Ce numéro de Points Critiques donne la part belle à Ce qui marche, c’est la promenade, la nouvelle pièce de théâtre de l’UPJB à l’affiche du Centre Culturel Jacques Franck les 11 et 14 janvier et au récit de voyage en territoire palestinien d’une quinzaine de jeunes membres de l’UPJB.
La revue consacre néanmoins son dossier aux Pavés de mémoire, ces « cubolithes », comme le disent si joliment les Grecs, qui parsèment et illuminent désormais nos trottoirs. C’est l’initiative de la Fondation Auschwitz, ce 22 octobre dernier, d’installer un pavé à la mémoire de Sam Potasznik, résistant communiste juif, dans le sillage de Solidarité juive, fusillé en 1943, qui est à l’origine de ce dossier. Il y avait une certaine urgence à le faire car l’ « Enclos des fusillés » au Tir national risque à terme d’être englouti par le mégaprojet Médiacité.

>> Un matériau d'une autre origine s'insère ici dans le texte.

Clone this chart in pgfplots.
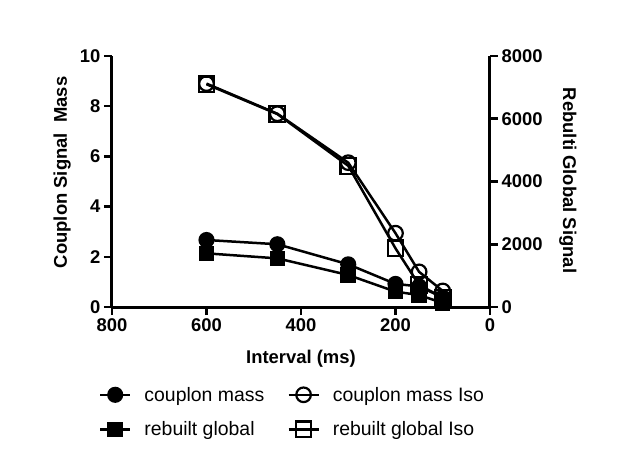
\documentclass[border=0pt]{standalone}
\usepackage{pgfplots}
\pgfplotsset{compat=1.18}
\usepackage{fontspec}
\setmainfont{Liberation Sans}
\begin{document}
\begin{tikzpicture}
\pgfplotsset{
  common/.style={
    scale only axis, width=378bp, height=251bp,
    at={(0,0)}, anchor=south west,
    x dir=reverse, xmin=0, xmax=800,
    /pgf/number format/assume math mode=true,
    ticklabel style={font=\bfseries\fontsize{18.5}{18.5}\selectfont},
    label style={font=\bfseries\fontsize{18.5}{19}\selectfont},
    tick align=outside, major tick length=8bp,
    every tick/.style={black, line width=2.5bp},
    axis line style={line width=3bp},
    clip=false,
  },
  cm/.style={black, line width=2.5bp, mark=*, mark size=6.8bp, mark options={solid, fill=black}},
  cmi/.style={black, line width=2.5bp, mark=o, mark size=7.3bp, mark options={solid, line width=2.2bp, fill=white}},
  rg/.style={black, line width=2.5bp, mark=square*, mark size=6.5bp, mark options={solid, fill=black}},
  rgi/.style={black, line width=2.5bp, mark=square, mark size=7.8bp, mark options={solid, line width=2.2bp, fill=white}},
}
\begin{axis}[common,
  axis x line*=bottom, axis y line*=left,
  ymin=0, ymax=10, ytick={0,2,...,10},
  xtick={0,200,...,800},
  xlabel={Interval (ms)},
  xlabel style={at={(axis description cs:0.5,-0.205)}, anchor=center},
  ylabel={Couplon Signal\ \ Mass},
  ylabel style={at={(axis description cs:-0.132,0.536)}, anchor=center, rotate=0},
]
\addplot[cm] coordinates {(600,2.67) (450,2.5) (300,1.7) (200,0.92) (150,0.82) (100,0.38)};
\addplot[cmi] coordinates {(600,8.9) (450,7.7) (300,5.75) (200,2.94) (150,1.4) (100,0.64)};
\end{axis}
\begin{axis}[common,
  axis x line=none, axis y line*=right,
  ymin=0, ymax=8000, ytick={0,2000,...,8000},
  scaled y ticks=false,
  yticklabel style={/pgf/number format/.cd, fixed, 1000 sep={}},
  ylabel={Rebulti Global Signal},
  ylabel style={at={(axis description cs:1.206,0.504)}, anchor=center, rotate=180},
  legend columns=2,
  legend cell align=left,
  legend style={at={(axis description cs:-0.035,-0.31)}, anchor=north west,
    draw=none, fill=none, inner sep=0pt,
    font=\fontsize{19.5}{20}\selectfont,
    nodes={inner sep=2bp},
    row sep=15bp,
    /tikz/every odd column/.append style={column sep=11bp},
    /tikz/every even column/.append style={column sep=21bp}},
  legend image code/.code={\draw[mark repeat=2, mark phase=2, #1] plot coordinates {(0bp,0bp) (15bp,0bp) (30bp,0bp)};},
]
\addlegendimage{cm}
\addlegendentry{couplon mass}
\addlegendimage{cmi}
\addlegendentry{couplon mass Iso}
\addplot[rg] coordinates {(600,1710) (450,1550) (300,1020) (200,490) (150,380) (100,130)};
\addlegendentry{rebuilt global}
\addplot[rgi] coordinates {(600,7100) (450,6150) (300,4500) (200,1870) (150,700) (100,300)};
\addlegendentry{rebuilt global Iso}
\end{axis}
\pgfresetboundingbox
\path (-112bp,-143bp) rectangle (505bp,307bp);
\end{tikzpicture}
\end{document}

Or ces pavés sont destinés justement à combler l’absence de sépulture des victimes du nazisme. Ces petits mémorials où les proches et les simples passants sont invités à se recueillir nous indiquent que dans ces maisons vécurent des Juifs et des résistants assassinés par la machine nazie. Trois dates sur un pavé -naissance, déportation, mise à mort- suffisent pour raconter l’horreur. C’est simple, c’est démocratique et cela n’a jusqu’à présent, et malgré les craintes de certains, jamais été profané, comme nous le confirme Eric Picard de l’Association pour la Mémoire de la Shoah qui depuis dix ans organise et accompagne la pose des Pavés de mémoire en Belgique.
Mais le climat politique se détériore. Une certaine Flandre estime qu’une représentation des Juifs avec des nez crochus, juchés sur des sacs d’argent sur des chars de carnaval, ça n’a rien à voir avec de l’antisémitisme. Il s’agirait d’humour carnavalesque. Face à la vindicte générale, le Carnaval d’Alost se dit prêt à sacrifier son appartenance au patrimoine de l’Unesco mais ne cèdera pas d’un pouce. Si la ville compte beaucoup d’électeurs du Vlaams Belang, rien n’indique pourtant qu’il s’agisse d’ une opération orchestrée par l’extrême droite. La réalité est bien plus simple et frise le grotesque puisque De Vismooil’n, l’association qui a mis le feu aux poudres, a voulu représenter sur son char le fait, qu’à court d’argent, elle était contrainte de prendre une année sabbatique. Et qui dit « sabbatique » et « argent », dit « juif ».
C’est d’une bêtise confondante, mais ça n’en est pas moins de l’antisémitisme. Un antisémitisme primaire, aussi primaire que le sexisme des allusions lourdingues qui émaillent le quotidien de beaucoup de femmes. Tout cela doit être dénoncé avec fermeté, car aussi bêtes qu’ils soient, les clichés finissent toujours par alimenter des projets plus vastes et totalitaires. On peut donc s’inquiéter de la complicité du pouvoir en place (coalition de droite sans le VB) dans un contexte de montée de l’extrême droite et de la mollesse formaliste d’Unia, comme l’a fait l’UPJB dans une lettre ouverte à cette institution de protection des droits humains (voir upjb.be). Entretemps, le carnaval de 2020 est en pleine préparation et le nombre de « Juifs » annoncés semble en nette progression. La maison Liebaut, le principal magasin d’accessoires de carnaval à Alost, aurait commandé 250 chapeaux de Juifs avec papillottes ainsi que des nez crochus et des lingots d’or.